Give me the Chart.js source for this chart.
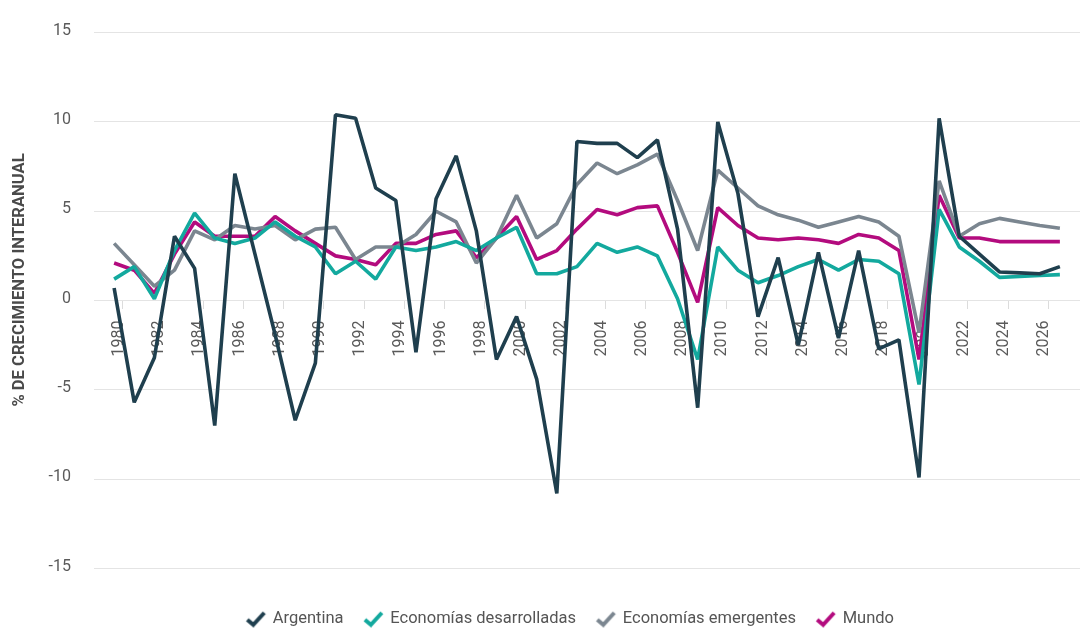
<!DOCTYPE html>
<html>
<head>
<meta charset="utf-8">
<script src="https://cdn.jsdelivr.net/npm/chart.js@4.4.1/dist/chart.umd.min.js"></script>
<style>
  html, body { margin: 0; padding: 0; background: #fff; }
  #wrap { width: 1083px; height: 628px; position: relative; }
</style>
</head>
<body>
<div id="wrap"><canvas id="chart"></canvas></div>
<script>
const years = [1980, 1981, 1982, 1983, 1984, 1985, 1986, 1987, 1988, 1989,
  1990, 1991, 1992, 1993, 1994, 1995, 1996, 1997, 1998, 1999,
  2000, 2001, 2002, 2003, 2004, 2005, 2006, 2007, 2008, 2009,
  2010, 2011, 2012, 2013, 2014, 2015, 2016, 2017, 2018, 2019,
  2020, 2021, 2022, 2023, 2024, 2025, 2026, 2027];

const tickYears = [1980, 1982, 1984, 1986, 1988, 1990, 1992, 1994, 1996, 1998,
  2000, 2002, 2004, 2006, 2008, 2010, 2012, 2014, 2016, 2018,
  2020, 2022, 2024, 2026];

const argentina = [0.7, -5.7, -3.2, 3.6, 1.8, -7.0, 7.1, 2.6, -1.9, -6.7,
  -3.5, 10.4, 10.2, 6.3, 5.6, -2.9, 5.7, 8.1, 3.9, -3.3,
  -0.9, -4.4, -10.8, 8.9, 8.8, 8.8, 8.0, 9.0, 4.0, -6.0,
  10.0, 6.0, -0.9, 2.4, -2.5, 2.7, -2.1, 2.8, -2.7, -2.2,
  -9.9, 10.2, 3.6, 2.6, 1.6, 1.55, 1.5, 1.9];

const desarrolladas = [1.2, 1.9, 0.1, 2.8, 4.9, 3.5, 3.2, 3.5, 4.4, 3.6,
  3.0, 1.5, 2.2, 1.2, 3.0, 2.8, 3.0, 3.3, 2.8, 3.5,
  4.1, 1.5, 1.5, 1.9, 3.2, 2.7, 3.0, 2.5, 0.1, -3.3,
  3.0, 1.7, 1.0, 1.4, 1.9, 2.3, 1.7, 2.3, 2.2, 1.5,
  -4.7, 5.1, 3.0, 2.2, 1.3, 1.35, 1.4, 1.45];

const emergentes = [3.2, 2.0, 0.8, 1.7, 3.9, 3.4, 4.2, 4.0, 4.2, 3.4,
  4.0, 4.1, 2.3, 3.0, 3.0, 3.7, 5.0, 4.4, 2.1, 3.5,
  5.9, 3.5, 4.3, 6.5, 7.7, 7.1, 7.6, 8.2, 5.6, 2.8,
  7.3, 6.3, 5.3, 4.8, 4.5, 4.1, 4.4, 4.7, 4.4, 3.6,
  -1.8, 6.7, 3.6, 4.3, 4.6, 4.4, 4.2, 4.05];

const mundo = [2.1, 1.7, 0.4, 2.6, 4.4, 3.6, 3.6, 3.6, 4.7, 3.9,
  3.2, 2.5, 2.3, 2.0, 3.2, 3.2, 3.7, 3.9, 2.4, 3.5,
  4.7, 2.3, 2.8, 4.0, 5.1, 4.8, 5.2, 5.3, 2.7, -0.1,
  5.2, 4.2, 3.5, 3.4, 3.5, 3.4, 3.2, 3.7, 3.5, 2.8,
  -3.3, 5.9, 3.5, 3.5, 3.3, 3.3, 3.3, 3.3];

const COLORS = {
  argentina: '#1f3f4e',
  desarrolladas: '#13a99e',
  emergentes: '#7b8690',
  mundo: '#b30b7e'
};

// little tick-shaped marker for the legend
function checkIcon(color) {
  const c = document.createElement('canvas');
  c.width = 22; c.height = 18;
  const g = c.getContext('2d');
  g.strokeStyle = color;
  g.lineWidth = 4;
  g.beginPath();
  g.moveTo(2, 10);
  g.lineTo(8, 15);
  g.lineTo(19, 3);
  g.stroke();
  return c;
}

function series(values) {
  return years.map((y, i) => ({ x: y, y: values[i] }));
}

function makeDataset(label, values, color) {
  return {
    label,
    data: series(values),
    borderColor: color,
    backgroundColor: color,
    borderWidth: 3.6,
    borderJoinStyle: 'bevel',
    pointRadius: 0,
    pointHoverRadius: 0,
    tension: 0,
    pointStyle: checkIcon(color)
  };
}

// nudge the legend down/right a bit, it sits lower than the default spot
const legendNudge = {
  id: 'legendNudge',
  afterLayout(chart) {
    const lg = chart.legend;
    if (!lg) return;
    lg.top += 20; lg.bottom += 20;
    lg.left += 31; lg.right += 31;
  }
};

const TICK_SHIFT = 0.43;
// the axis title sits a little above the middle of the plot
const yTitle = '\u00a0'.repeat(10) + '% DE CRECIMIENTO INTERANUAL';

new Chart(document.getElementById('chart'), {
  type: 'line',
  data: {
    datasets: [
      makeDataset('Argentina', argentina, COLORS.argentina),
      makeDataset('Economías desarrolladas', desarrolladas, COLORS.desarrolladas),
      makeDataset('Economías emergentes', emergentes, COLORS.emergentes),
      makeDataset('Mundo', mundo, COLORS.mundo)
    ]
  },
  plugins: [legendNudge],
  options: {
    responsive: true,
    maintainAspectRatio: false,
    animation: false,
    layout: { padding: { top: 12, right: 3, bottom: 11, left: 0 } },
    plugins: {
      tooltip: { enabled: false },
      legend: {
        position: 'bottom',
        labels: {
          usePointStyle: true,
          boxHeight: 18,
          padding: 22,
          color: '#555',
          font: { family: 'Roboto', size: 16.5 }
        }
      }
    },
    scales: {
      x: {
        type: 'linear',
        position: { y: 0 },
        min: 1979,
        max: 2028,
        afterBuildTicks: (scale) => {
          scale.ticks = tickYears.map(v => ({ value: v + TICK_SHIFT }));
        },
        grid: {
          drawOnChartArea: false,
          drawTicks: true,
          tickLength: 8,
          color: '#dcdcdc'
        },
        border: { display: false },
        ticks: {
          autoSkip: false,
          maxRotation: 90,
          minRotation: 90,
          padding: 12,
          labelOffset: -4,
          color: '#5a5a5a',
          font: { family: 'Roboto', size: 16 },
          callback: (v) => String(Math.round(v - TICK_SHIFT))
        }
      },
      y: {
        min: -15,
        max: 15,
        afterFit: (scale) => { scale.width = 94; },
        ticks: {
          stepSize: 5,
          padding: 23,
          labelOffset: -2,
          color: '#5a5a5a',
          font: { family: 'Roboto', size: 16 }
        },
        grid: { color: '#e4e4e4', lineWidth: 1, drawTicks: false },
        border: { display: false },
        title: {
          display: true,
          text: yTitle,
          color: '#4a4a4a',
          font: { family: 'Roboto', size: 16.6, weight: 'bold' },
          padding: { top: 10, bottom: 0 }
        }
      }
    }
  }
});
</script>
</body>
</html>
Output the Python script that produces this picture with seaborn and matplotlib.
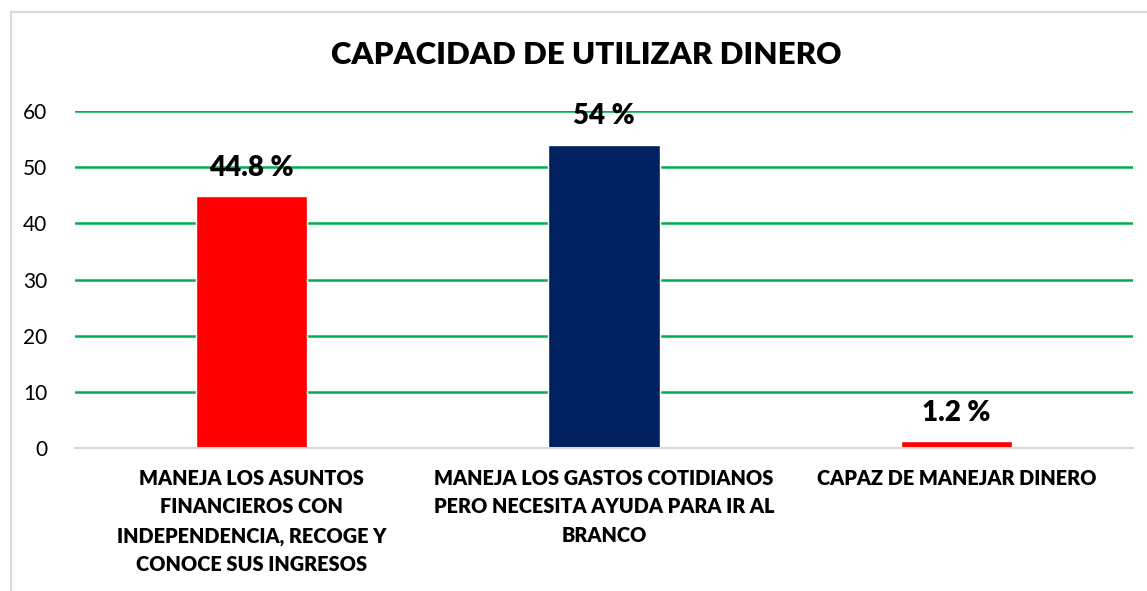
────────
Directions: Leave the pictures out and repeat exactly the lines from the beginning of the records to the line bearing "2020, 2022, 2024, 2026];", both ends counted.

Output of the exercise:
Give me the Chart.js source for this chart.
<!DOCTYPE html>
<html>
<head>
<meta charset="utf-8">
<script src="https://cdn.jsdelivr.net/npm/chart.js@4.4.1/dist/chart.umd.min.js"></script>
<style>
  html, body { margin: 0; padding: 0; background: #fff; }
  #wrap { width: 1083px; height: 628px; position: relative; }
</style>
</head>
<body>
<div id="wrap"><canvas id="chart"></canvas></div>
<script>
const years = [1980, 1981, 1982, 1983, 1984, 1985, 1986, 1987, 1988, 1989,
  1990, 1991, 1992, 1993, 1994, 1995, 1996, 1997, 1998, 1999,
  2000, 2001, 2002, 2003, 2004, 2005, 2006, 2007, 2008, 2009,
  2010, 2011, 2012, 2013, 2014, 2015, 2016, 2017, 2018, 2019,
  2020, 2021, 2022, 2023, 2024, 2025, 2026, 2027];

const tickYears = [1980, 1982, 1984, 1986, 1988, 1990, 1992, 1994, 1996, 1998,
  2000, 2002, 2004, 2006, 2008, 2010, 2012, 2014, 2016, 2018,
  2020, 2022, 2024, 2026];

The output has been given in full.